## SUPPLIED INFORMATION
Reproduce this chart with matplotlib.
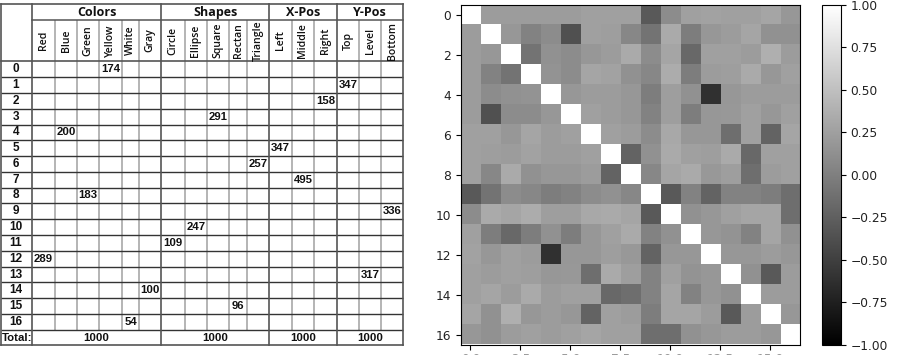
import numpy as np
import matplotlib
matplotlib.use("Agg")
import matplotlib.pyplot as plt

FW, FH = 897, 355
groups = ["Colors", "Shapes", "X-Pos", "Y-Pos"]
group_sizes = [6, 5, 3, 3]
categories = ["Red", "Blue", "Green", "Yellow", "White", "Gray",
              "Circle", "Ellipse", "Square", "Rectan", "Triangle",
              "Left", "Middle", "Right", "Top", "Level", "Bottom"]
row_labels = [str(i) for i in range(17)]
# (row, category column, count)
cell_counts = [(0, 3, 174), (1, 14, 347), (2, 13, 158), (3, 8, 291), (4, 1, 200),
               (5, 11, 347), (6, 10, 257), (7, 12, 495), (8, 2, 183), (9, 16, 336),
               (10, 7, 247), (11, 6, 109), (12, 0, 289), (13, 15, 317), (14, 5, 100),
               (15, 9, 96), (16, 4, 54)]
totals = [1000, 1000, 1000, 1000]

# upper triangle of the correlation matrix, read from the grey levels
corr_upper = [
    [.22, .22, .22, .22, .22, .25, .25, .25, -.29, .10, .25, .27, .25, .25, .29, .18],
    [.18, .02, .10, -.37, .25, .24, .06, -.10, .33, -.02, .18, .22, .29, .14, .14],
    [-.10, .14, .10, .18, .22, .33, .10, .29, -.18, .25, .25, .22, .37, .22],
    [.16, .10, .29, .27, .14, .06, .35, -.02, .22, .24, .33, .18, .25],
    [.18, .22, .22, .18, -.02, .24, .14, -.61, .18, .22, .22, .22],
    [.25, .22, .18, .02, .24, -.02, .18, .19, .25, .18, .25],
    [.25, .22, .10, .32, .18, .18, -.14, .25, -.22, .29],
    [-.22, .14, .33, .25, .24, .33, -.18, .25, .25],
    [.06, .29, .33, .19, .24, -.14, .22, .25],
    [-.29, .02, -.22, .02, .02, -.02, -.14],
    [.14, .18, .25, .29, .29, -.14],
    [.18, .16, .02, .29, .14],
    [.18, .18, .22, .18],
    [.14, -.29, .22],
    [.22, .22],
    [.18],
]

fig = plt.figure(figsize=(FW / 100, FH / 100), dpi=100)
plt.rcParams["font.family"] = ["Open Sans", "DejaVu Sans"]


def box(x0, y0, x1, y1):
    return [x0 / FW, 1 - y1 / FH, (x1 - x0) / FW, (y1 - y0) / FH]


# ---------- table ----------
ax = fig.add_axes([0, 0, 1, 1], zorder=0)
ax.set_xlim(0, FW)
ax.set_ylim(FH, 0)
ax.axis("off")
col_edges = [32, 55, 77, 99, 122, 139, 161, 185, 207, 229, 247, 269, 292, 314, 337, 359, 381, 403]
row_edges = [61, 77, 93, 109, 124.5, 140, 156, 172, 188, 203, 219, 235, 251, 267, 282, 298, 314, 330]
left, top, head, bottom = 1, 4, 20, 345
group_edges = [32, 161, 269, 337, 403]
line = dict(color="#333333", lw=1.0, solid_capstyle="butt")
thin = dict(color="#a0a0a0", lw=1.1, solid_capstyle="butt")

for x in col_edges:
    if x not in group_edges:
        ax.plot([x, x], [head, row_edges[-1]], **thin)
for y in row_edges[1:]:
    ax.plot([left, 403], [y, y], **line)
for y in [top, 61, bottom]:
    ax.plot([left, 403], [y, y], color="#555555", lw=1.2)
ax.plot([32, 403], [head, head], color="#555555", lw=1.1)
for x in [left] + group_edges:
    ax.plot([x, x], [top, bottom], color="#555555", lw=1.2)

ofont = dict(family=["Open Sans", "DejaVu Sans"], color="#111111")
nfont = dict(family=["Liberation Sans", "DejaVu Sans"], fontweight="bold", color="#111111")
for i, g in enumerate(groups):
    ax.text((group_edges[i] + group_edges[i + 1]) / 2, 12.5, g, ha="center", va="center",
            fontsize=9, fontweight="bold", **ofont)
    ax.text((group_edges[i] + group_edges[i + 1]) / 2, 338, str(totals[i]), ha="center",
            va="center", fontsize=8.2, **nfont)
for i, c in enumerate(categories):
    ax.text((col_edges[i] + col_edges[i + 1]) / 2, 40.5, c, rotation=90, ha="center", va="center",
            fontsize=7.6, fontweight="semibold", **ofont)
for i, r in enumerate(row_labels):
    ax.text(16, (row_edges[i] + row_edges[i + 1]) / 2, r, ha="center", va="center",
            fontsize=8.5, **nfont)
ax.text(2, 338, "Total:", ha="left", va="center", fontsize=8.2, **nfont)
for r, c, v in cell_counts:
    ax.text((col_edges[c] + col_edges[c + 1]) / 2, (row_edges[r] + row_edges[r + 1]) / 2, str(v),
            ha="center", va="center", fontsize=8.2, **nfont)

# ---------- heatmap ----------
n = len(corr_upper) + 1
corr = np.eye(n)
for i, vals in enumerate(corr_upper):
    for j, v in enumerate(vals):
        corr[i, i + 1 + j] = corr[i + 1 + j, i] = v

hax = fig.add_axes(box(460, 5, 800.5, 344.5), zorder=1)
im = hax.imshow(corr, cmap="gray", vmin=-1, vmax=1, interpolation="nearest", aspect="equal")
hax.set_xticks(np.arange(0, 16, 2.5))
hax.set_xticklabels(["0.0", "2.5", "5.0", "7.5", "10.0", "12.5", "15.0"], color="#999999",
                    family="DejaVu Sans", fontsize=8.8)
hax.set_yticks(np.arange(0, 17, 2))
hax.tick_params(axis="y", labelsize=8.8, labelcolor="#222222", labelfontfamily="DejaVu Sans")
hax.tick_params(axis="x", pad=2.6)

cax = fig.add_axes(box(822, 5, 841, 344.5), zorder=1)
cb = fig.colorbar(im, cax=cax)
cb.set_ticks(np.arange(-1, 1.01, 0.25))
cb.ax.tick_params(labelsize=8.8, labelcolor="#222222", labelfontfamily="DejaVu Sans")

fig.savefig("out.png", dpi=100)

## EXERCISE OBJECTIVE
Write out exactly the lines between the start of the data and the line with "import matplotlib.pyplot as plt", including both, but none of the pictures.

## FINAL RESULT
Reproduce this chart with matplotlib.
import numpy as np
import matplotlib
matplotlib.use("Agg")
import matplotlib.pyplot as plt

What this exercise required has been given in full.